─── Records supplied
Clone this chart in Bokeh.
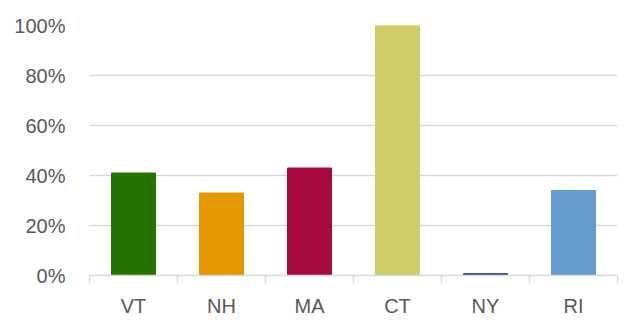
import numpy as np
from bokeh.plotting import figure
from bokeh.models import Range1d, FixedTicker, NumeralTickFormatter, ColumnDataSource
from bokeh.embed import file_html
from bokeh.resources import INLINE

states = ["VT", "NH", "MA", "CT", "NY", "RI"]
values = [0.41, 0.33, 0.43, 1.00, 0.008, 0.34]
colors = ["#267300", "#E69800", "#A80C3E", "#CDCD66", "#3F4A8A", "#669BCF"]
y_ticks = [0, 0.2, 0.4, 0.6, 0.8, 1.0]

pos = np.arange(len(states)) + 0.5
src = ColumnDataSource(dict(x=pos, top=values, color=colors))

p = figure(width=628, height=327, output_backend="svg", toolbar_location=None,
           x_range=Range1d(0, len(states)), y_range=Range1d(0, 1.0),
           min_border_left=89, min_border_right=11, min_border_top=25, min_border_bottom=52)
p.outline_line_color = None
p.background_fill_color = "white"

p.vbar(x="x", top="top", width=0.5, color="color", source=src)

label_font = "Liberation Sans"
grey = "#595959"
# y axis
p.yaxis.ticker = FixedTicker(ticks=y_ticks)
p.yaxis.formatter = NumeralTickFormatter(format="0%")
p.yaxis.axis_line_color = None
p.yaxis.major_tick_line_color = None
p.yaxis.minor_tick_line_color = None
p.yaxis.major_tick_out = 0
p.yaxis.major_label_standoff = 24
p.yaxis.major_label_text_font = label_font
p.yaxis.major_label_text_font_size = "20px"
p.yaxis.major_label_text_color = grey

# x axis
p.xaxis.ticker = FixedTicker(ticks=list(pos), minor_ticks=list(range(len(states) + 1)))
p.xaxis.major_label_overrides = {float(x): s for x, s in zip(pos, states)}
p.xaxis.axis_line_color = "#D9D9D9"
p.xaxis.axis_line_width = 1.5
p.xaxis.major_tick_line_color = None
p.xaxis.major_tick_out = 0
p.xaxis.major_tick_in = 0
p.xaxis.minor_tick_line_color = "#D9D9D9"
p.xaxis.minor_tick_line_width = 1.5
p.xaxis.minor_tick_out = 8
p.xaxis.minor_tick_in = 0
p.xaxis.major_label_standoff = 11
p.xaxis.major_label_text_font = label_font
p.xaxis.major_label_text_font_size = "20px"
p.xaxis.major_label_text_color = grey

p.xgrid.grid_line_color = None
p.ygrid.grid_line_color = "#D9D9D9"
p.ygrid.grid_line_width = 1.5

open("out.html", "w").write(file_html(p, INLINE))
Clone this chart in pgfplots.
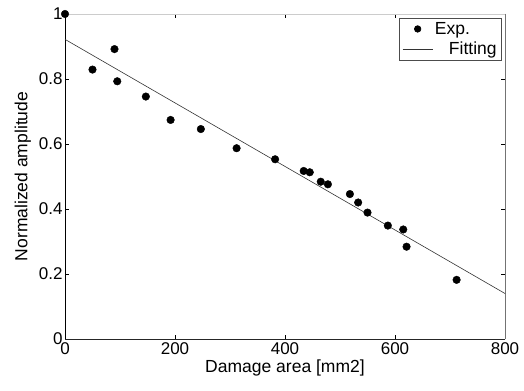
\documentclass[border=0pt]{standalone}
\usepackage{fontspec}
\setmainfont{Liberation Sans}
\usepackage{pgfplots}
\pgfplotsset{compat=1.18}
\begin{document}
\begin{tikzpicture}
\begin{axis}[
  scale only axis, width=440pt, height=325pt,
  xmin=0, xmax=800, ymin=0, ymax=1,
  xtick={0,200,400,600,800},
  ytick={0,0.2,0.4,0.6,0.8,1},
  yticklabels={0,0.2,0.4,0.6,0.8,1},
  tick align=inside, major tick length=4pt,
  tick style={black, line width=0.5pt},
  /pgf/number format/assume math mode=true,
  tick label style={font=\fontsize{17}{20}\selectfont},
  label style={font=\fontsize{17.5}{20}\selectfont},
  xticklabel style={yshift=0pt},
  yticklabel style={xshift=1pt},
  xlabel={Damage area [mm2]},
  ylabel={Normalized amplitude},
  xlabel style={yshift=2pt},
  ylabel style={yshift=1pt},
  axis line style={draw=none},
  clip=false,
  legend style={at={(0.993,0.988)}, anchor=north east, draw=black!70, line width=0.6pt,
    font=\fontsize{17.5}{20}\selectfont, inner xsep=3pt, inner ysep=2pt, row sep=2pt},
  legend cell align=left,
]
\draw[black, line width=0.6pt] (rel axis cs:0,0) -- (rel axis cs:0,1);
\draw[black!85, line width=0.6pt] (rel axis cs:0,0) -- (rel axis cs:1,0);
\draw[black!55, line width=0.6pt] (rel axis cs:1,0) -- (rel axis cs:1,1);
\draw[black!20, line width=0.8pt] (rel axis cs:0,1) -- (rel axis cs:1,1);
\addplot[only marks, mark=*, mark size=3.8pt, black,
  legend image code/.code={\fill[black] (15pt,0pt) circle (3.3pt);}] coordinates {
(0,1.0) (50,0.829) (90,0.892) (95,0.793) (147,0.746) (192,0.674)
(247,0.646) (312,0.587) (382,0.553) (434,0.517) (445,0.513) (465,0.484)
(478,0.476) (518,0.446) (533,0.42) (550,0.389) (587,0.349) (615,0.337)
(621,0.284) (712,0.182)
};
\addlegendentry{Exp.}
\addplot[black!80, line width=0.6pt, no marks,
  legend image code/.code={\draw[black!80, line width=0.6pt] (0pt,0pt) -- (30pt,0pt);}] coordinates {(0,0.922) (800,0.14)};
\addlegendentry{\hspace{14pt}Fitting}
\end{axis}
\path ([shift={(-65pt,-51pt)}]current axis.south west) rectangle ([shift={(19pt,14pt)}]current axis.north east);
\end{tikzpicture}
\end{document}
──────
**Aim of the task:** Track down every line with the word "this" and copy it.

**Complete output:**
Clone this chart in Bokeh.
Clone this chart in pgfplots.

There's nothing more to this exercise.